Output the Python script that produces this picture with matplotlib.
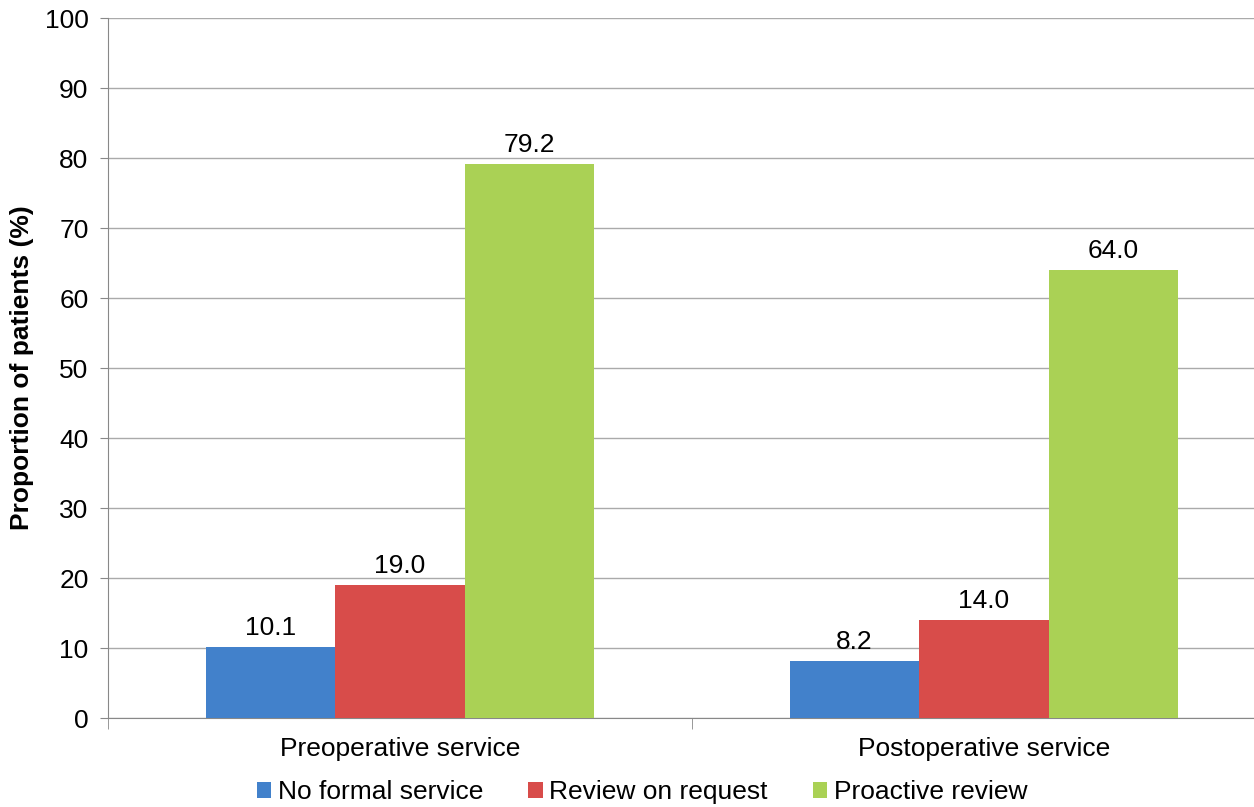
import matplotlib.pyplot as plt
import numpy as np

plt.rcParams['font.family'] = ['Liberation Sans', 'DejaVu Sans']

categories = ['Preoperative service', 'Postoperative service']
series = ['No formal service', 'Review on request', 'Proactive review']
no_formal = [10.1, 8.2]
on_request = [19.0, 14.0]
proactive = [79.2, 64.0]
colors = ['#4281CB', '#D84C4A', '#AAD155']

fs = 19
fig = plt.figure(figsize=(12.54, 8.07), dpi=100)
ax = fig.add_axes([108 / 1254, 1 - 718 / 807, 1168 / 1254, 700 / 807])

x = np.arange(len(categories))
w = 0.222
for i, (vals, name) in enumerate(zip([no_formal, on_request, proactive], series)):
    bars = ax.bar(x + (i - 1) * w, vals, width=w, color=colors[i], label=name, zorder=3)
    for b, v in zip(bars, vals):
        ax.text(b.get_x() + b.get_width() / 2, v + 1.0, f'{v:.1f}',
                ha='center', va='bottom', fontsize=fs)

ax.set_xlim(-0.5, 1.5)
ax.set_ylim(0, 100)
ax.set_yticks(range(0, 101, 10))
ax.tick_params(axis='y', labelsize=fs, length=6, color='#888888', pad=8)
ax.set_xticks(x)
ax.set_xticklabels(categories, fontsize=fs)
ax.tick_params(axis='x', length=0, pad=14)
ax.set_xticks([-0.5, 0.5], minor=True)
ax.tick_params(axis='x', which='minor', length=8, color='#888888')
ax.grid(axis='y', color='#AAAAAA', linewidth=1, zorder=0)
ax.set_ylabel('Proportion of patients (%)', fontsize=fs, fontweight='bold', labelpad=8)
for s in ['top', 'right']:
    ax.spines[s].set_visible(False)
for s in ['left', 'bottom']:
    ax.spines[s].set_color('#888888')

handles, labels = ax.get_legend_handles_labels()
fig.legend(handles, labels, loc='center', bbox_to_anchor=(642 / 1254, 1 - 792 / 807),
           ncol=3, frameon=False, fontsize=fs, handlelength=0.55, handleheight=0.55,
           handletextpad=0.25, columnspacing=1.7, borderpad=0)

fig.savefig('out.png', dpi=100)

* * * * *

Every line from the top of the material above through the line with "plt.rcParams['font.family'] = ['Liberation" should be duplicated exactly, please; leave out the pictures.

Output the Python script that produces this picture with matplotlib.
import matplotlib.pyplot as plt
import numpy as np

plt.rcParams['font.family'] = ['Liberation Sans', 'DejaVu Sans']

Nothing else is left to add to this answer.